Adam Patinkin of David Capital Partners believes that’s the case for Swiss-based IWG, which he calls a “better-run, more profitable, and much-larger version of WeWork.” Founded in 1989, the company operates 3,500 locations in 121 countries, providing flexible office space and related services for more than 2.5 million workers per year. Many work for small firms, but Patinkin says the main growth driver has been large companies increasingly outsourcing the management and operation of office space. An IWG client like Nokia, for example, has employees distributed across 170 IWG sites in Europe and the Middle East, offering workers professional work environments, state-of-the-art technology and shorter commutes. For multinationals requiring partners with global footprints, IWG alone has the requisite scale. 

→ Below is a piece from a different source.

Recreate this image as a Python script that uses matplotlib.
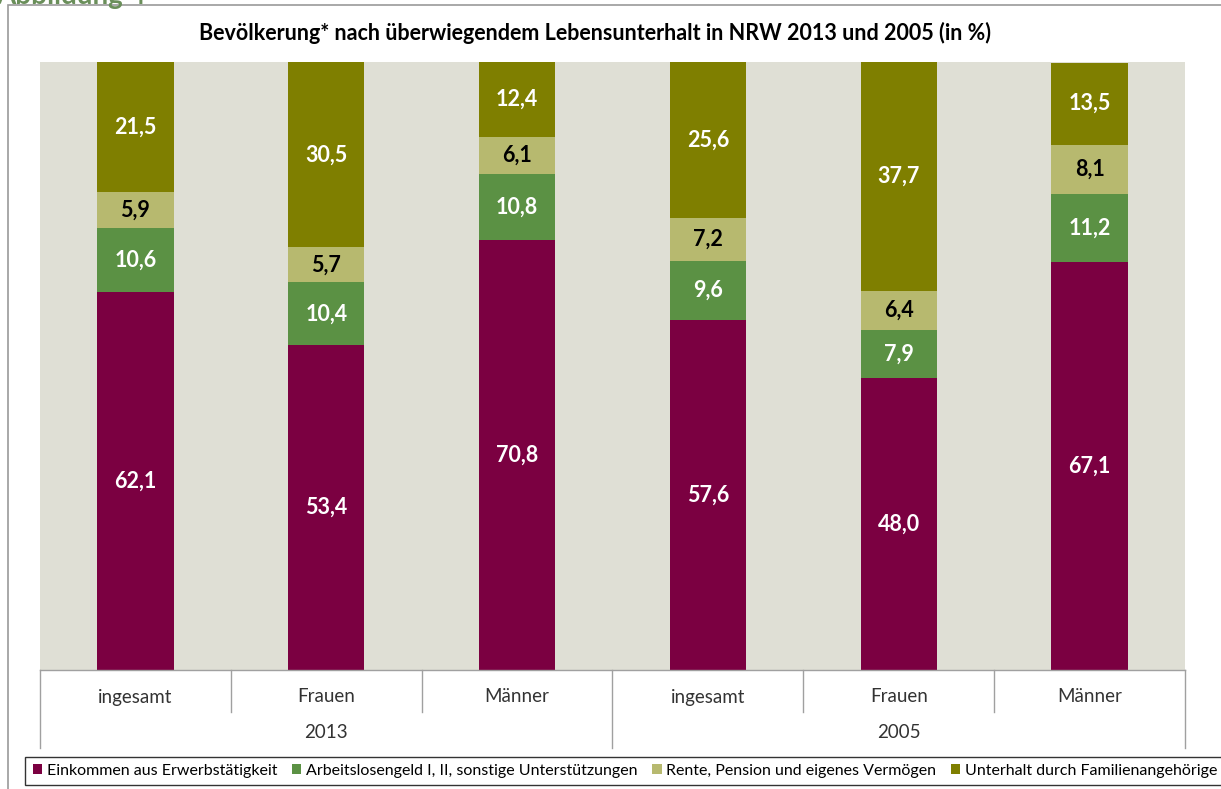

Fallout from the coronavirus will temporarily throw a wrench into even the best-laid plans, but Patinkin believes the company is far more resilient than the market seems to believe. It can exit 95% of its office leases in six months or less. All of its locations are individually incorporated, so trouble in one area doesn't hurt the entire company. He says IWG’s cash flow actually increased in past recessions as it cut capital spending and won rent reductions from landlords that were then passed on to tenants to help maintain occupancy. In 2009, for example, IWG’s occupancy fell less than 5%. With modest debt, £700 million of cash on hand and the potential to generate £400 million in free cash flow over the next 12 months, Patinkin believes the company is likely to improve its competitive position through a downturn – again, as it has in the past – by buying distressed competitors.


When economic normalcy returns he also sees a strong upside catalyst for IWG’s stock in its refashioning of its business model toward franchising separate geographic locations to “master franchisees.” The company has concluded six transactions so far – including in Japan, Switzerland and Taiwan – with new franchisees paying an average multiple of 3x revenues. If the company were to franchise its remaining £2.7 billion in revenue at a similar valuation, the resulting take would be £8.1 billion, or £9.20 per share. Adding the value of the high-margin franchisor business that would remain, Patinkin estimates IWG's shares would be worth close to £11.00 per share. The current share price: around £1.60.


"We see here a strong and resilient business that is built to survive and thrive, while the market has priced in something else entirely," he says. "That creates opportunity." IWG's leadership would seem to agree – its CEO and other board members have purchased more than £10 million in stock in the past two weeks.